When we talked about facebook, we talked about Mark Zukerberg, so i thought is only fitting to say something about Meg Whitman. While she didn’t found eBay, she is responsible for grwoing it into what it is today.
Here are excerpts from an article I found detailing Whitman’s transformation of eBay:
SAN FRANCISCO, Jan 23, 2008 (AFP) – Meg Whitman was a successful marketing executive for a toy making giant in 1998 when she took a big risk on a new game — a fledgling online auction firm called eBay.The gamble paid off, with 51-year-old Whitman working her way into rarified ranks as the leader of an international Internet technology company with billions of dollars in annual revenues.
Whitman is credited with maneuvering eBay safely past the infamous dot-com crash of 2000 to profitability while other Internet firms sank into ignominy.
‘She is much of what eBay is right now because so much of the decision-making process has come from her,’ Silicon Valley analyst Rob Enderle told AFP.
…a corporate headhunter wooed Whitman to the helm of eBay, a start-up launched by computer programmer Pierre Omidyar in the California city of San Jose in 1995.
Whitman initially dismissed the notion, explaining in a 2001 interview that ‘a no-name Internet company’ didn’t appeal to her.
A visit to the eBay offices changed her mind and she took the chief executive job in March of 1998. The company went public six months later.
Whitman overhauled the website’s look, launched an advertising campaign and negotiated the acquisition of venerable San Francisco auction house Butterfield and Butterfield, moving eBay into fine art and collectables.
As part of an expansion into new markets, Whitman orchestrated the purchase of European online auction house Alando de AG.
Whitman is credited with expanding eBay’s domain while maintaining a sense of community that keeps users loyal.

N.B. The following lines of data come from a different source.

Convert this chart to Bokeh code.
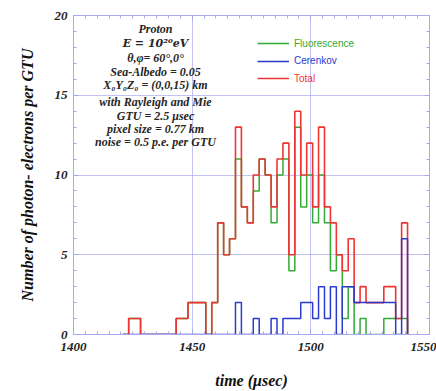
from bokeh.plotting import figure
from bokeh.models import (FixedTicker, LinearAxis, Label, Legend, LegendItem,
                          Range1d, Grid, CustomJSTickFormatter)
from bokeh.embed import file_html
from bokeh.resources import INLINE

# ---------------- data ----------------
GTU = 2.5                 # bin width (usec)
t_start = 1420.75         # left edge of first bin (usec)

total = [0, 1, 1, 0, 0, 0, 0, 0, 0, 1, 1, 2, 2, 2, 0, 2, 7, 5, 6,
         13, 8, 7, 10, 11, 10, 8, 11, 12, 5, 14, 10, 12, 8, 13, 8, 7, 5, 4, 6,
         2, 3, 2, 2, 2, 3, 3, 1, 7]
fluorescence = [0, 1, 1, 0, 0, 0, 0, 0, 0, 1, 1, 2, 2, 2, 0, 2, 7, 5, 6,
                11, 8, 7, 9, 11, 10, 7, 10, 11, 4, 13, 8, 10, 7, 10, 7, 4, 5, 1, 3,
                0, 1, 0, 0, 0, 1, 1, 1, 1]
cerenkov = [0, 0, 0, 0, 0, 0, 0, 0, 0, 0, 0, 0, 0, 0, 0, 0, 0, 0, 0,
            2, 0, 0, 1, 0, 0, 1, 0, 1, 1, 1, 2, 2, 1, 3, 1, 3, 0, 3, 3,
            2, 2, 2, 2, 2, 2, 2, 0, 6]

x_ticks = [1400, 1450, 1500, 1550]
y_ticks = [0, 5, 10, 15, 20]
series_names = ["Fluorescence", "Cerenkov", "Total"]
info_lines = ["Proton",
              "E = 10\u00b2\u2070eV",
              "\u03b8,\u03c6= 60\u00b0,0\u00b0",
              "Sea-Albedo = 0.05",
              "X\u2080Y\u2080Z\u2080 = (0,0,15) km",
              "with Rayleigh and Mie",
              "GTU = 2.5 \u03bcsec",
              "pixel size = 0.77 km",
              "noise = 0.5 p.e. per GTU"]

# ---------------- styling ----------------
FRAME = "#a8a8ee"
SERIF = "Liberation Serif"
GREEN = "#33aa33"
BLUE = "#2a3acc"
RED = "#f03434"

n = len(total)
edges = [t_start + GTU * i for i in range(n + 1)]

p = figure(width=436, height=391, output_backend="svg", toolbar_location=None,
           x_range=Range1d(1400, 1550), y_range=Range1d(0, 20),
           x_axis_location=None, y_axis_location=None,
           min_border_left=73, min_border_right=7, min_border_top=15,
           min_border_bottom=57)
p.background_fill_color = "white"
p.border_fill_color = "white"
p.outline_line_color = FRAME
p.outline_line_width = 1

xt = FixedTicker(ticks=x_ticks, minor_ticks=list(range(1400, 1551, 5)))
yt = FixedTicker(ticks=y_ticks, minor_ticks=list(range(0, 21, 1)))
blank = CustomJSTickFormatter(code="return '';")


def style_axis(ax, labels):
    ax.axis_line_color = FRAME
    ax.major_tick_line_color = FRAME
    ax.minor_tick_line_color = FRAME
    ax.major_tick_in = 5
    ax.major_tick_out = 0
    ax.minor_tick_in = 3
    ax.minor_tick_out = 0
    if labels:
        ax.major_label_text_font = SERIF
        ax.major_label_text_font_style = "bold italic"
        ax.major_label_text_font_size = "13px"
        ax.major_label_text_color = "#222222"
        ax.axis_label_text_font = SERIF
        ax.axis_label_text_font_style = "bold italic"
        ax.axis_label_text_font_size = "16px"
        ax.axis_label_text_color = "#111111"
    else:
        ax.formatter = blank
        ax.major_label_standoff = 0


left = LinearAxis(ticker=yt, axis_label="Number of photon- electrons per GTU")
style_axis(left, True)
left.major_label_standoff = 6
left.axis_label_standoff = 16
bottom = LinearAxis(ticker=xt, axis_label="time (\u03bcsec)")
style_axis(bottom, True)
bottom.major_label_standoff = 8
bottom.axis_label_standoff = 18
right = LinearAxis(ticker=yt)
style_axis(right, False)
top = LinearAxis(ticker=xt)
style_axis(top, False)
p.add_layout(left, "left")
p.add_layout(bottom, "below")
p.add_layout(right, "right")
p.add_layout(top, "above")

p.xgrid.visible = False
p.ygrid.visible = False
p.add_layout(Grid(dimension=0, ticker=xt, grid_line_color=FRAME, grid_line_alpha=0.7))
p.add_layout(Grid(dimension=1, ticker=yt, grid_line_color=FRAME, grid_line_alpha=0.7))

# histograms drawn as steps
r_fl = p.step(edges, fluorescence + [0], mode="after", line_color=GREEN, line_width=1.5)
r_tot = p.step(edges, total + [0], mode="after", line_color=RED, line_width=1.6)
r_ce = p.step(edges, cerenkov + [0], mode="after", line_color=BLUE, line_width=1.5)

# legend: one per item so each label has its own colour
for i, (name, rend, col) in enumerate(zip(series_names, [r_fl, r_ce, r_tot], [GREEN, BLUE, RED])):
    lg = Legend(items=[LegendItem(label=name, renderers=[rend])],
                location=(184, 284 - 17.5 * i), orientation="vertical",
                background_fill_alpha=0, border_line_alpha=0,
                padding=0, margin=0, glyph_width=32, glyph_height=14,
                label_height=14, label_standoff=5,
                label_text_font="Liberation Sans", label_text_font_size="10px",
                label_text_color=col)
    p.add_layout(lg, "center")

# info text block (screen coords relative to the frame)
ys = [306, 291.5, 277, 263, 249.5, 233, 219, 206, 193]
for k, (line, yy) in enumerate(zip(info_lines, ys)):
    font = "DejaVu Serif" if k == 1 else SERIF
    size = "11px" if k == 1 else "12px"
    p.add_layout(Label(x=82, y=yy, x_units="screen", y_units="screen", text=line,
                       text_align="center", text_baseline="middle",
                       text_font=font, text_font_style="bold italic",
                       text_font_size=size, text_color="#262626"))

open("out.html", "w").write(file_html(p, INLINE))
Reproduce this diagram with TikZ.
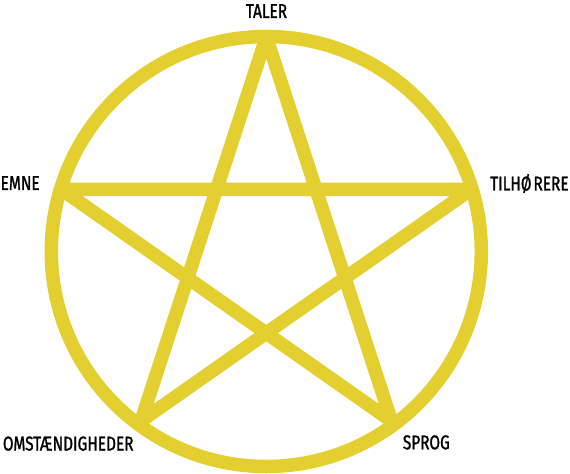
\documentclass[tikz,border=0pt]{standalone}
\usepackage{fontspec}
\setmainfont{Fira Sans}[FakeStretch=0.77,FakeBold=1.3]
\definecolor{penta}{RGB}{227,207,48}
\begin{document}
\begin{tikzpicture}[x=1bp,y=-1bp,
  ring/.style={draw=penta,line width=13.5bp},
  starline/.style={draw=penta,line width=13.5bp,line join=bevel},
  lbl/.style={inner sep=0pt,font=\fontsize{20bp}{24bp}\selectfont,text=black}]
\useasboundingbox (0,0) rectangle (570,474);
\coordinate (C) at (266.3,251.5);
\coordinate (T) at (266.3,37);
\coordinate (L) at (61.5,189.5);
\coordinate (R) at (471,189.5);
\coordinate (BL) at (141,421);
\coordinate (BR) at (391.5,421);
\draw[starline] (T) -- (BL) -- (R) -- (L) -- (BR) -- cycle;
\draw[ring] (C) circle[radius=215];
\node[lbl,anchor=base] (taler) at (266.5,18) {TALER};
\node[lbl,anchor=base west] (emne) at (0.5,190) {EMNE};
\node[lbl,anchor=base west] (tilh) at (490,190.5) {TILHØ\kern2bp RERE};
\node[lbl,anchor=base west] (omst) at (2.7,450.5) {OMSTÆNDIGHEDER};
\node[lbl,anchor=base west] (sprog) at (402.7,449.3) {SPROG};
\end{tikzpicture}
\end{document}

Whitman has managed controversies that include shill bidding to drive up prices of art and the online sales of Nazi memorabilia or endangered animal products.
Whitman was reportedly heeding users’ advice in 2003 when she arranged for eBay to buy PayPal, an online financial transactions service that eBay uses for completing sales.
Under Whitman, eBay bought Internet telephony pioneer Skype and launched microlending website Microplace.com to funnel money to entrepreneurs in developing countries.